In the villages of Pinukpuk and Balbalan, military abuses ranging from intimidation to illegal arrests continue.

All over the province, the recruitment for Civilian Auxiliary Force Geographical Unit (CAFGU) is massive with the promise of higher pay.

Lessons from the Chico Dam struggle shows that fascism is the tool of government and corporations to quell peoples resistance when deception did not work. During the Marcos dictatorship, they co-opted and corrupted some of the locals to divide them and weaken their will. Today, their tactic did not change.

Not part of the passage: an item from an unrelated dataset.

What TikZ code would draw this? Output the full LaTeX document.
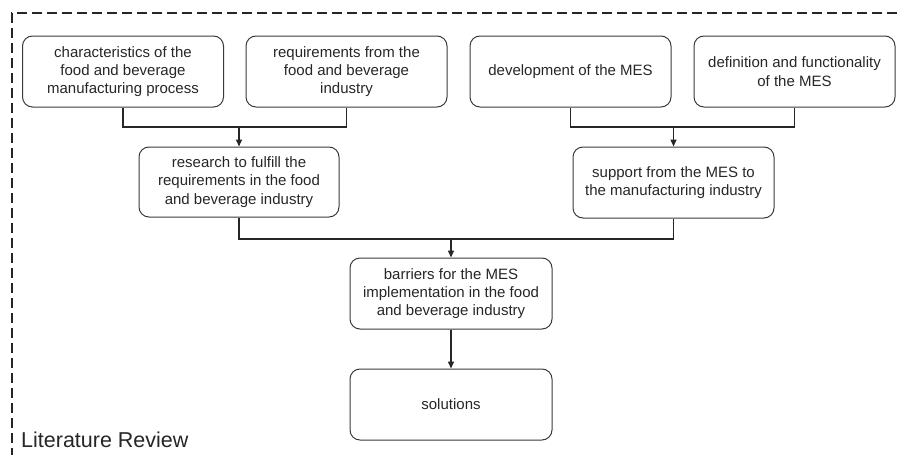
\documentclass[tikz,border=0pt]{standalone}
\usepackage{fontspec}
\setmainfont{Liberation Sans}
\usetikzlibrary{arrows.meta}
\definecolor{ink}{HTML}{262626}
\definecolor{edge}{HTML}{3A3A3A}
\begin{document}
\begin{tikzpicture}[x=1pt,y=-1pt,
  stepbox/.style={draw=edge, line width=1pt, rounded corners=10pt,
    minimum width=201pt, minimum height=71pt, align=center, inner sep=0pt,
    text=ink, font=\fontsize{15}{18.3}\selectfont},
  link/.style={draw=ink, line width=1.5pt},
  flow/.style={link, -{Triangle[length=7pt,width=6pt]}}]
  \useasboundingbox (0,0) rectangle (897,455);

  % dashed frame, open at the right and bottom
  \draw[ink, line width=1.5pt, dash pattern=on 10pt off 5pt]
    (897,13) -- (12,13) -- (12,455);

  % top row
  \node[stepbox] (b1) at (123,71.5) {characteristics of the\\food and beverage\\manufacturing process};
  \node[stepbox] (b2) at (346.5,71.5) {requirements from the\\food and beverage\\industry};
  \node[stepbox] (b3) at (570.5,71.5) {development of the MES};
  \node[stepbox] (b4) at (794.5,71.5) {definition and functionality\\of the MES};

  % middle row
  \node[stepbox, minimum width=200pt, minimum height=70pt] (r) at (239,182) {research to fulfill the\\requirements in the food\\and beverage industry};
  \node[stepbox] (s) at (673.5,182.5) {support from the MES to\\the manufacturing industry};

  % bottom column
  \node[stepbox, minimum width=202pt] (bar) at (451,293.5) {barriers for the MES\\implementation in the food\\and beverage industry};
  \node[stepbox, minimum width=202pt] (sol) at (451,404.5) {solutions};

  % junctions
  \coordinate (j1) at (239,127);
  \coordinate (j2) at (673.5,127);
  \coordinate (j3) at (451,239);

  \draw[link] (b1.south) |- (j1);
  \draw[link] (b2.south) |- (j1);
  \draw[flow] (j1) -- (r.north);

  \draw[link] (b3.south) |- (j2);
  \draw[link] (b4.south) |- (j2);
  \draw[flow] (j2) -- (s.north);

  \draw[link] (r.south) |- (j3);
  \draw[link] (s.south) |- (j3);
  \draw[flow] (j3) -- (bar.north);

  \draw[flow] (bar.south) -- (sol.north);

  \node[anchor=base west, inner sep=0pt, text=ink, font=\fontsize{21.5}{24}\selectfont] (title) at (21,447) {Literature Review};
\end{tikzpicture}
\end{document}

Corporations and the government pose as saviours, capitalizing on the effects of government neglect and poverty. When people still resist the projects, they persecute them politically by tagging them as members or supporters of communist revolutionaries. Military presence in the villages affected by geothermal, hydro power, dams and mines heightened since the last quarter of 2015 to this day.

History however reminds i-Kalinga of the shining courage and bravery of our forebears. They were never cowed by state deception and fascism. The list of heroes and martyrs in the struggle for ancestral land rights and self-determination is endless. With the continuing and escalating threats against our land of birth, there nothing is more honorable than to live out the courage and commitment of our forebears.

And so the challenge to Kalinga tribes remains, to defend their territories from destructive projects amid continuing militarization, government neglect and deceptive measures to destroy their unity.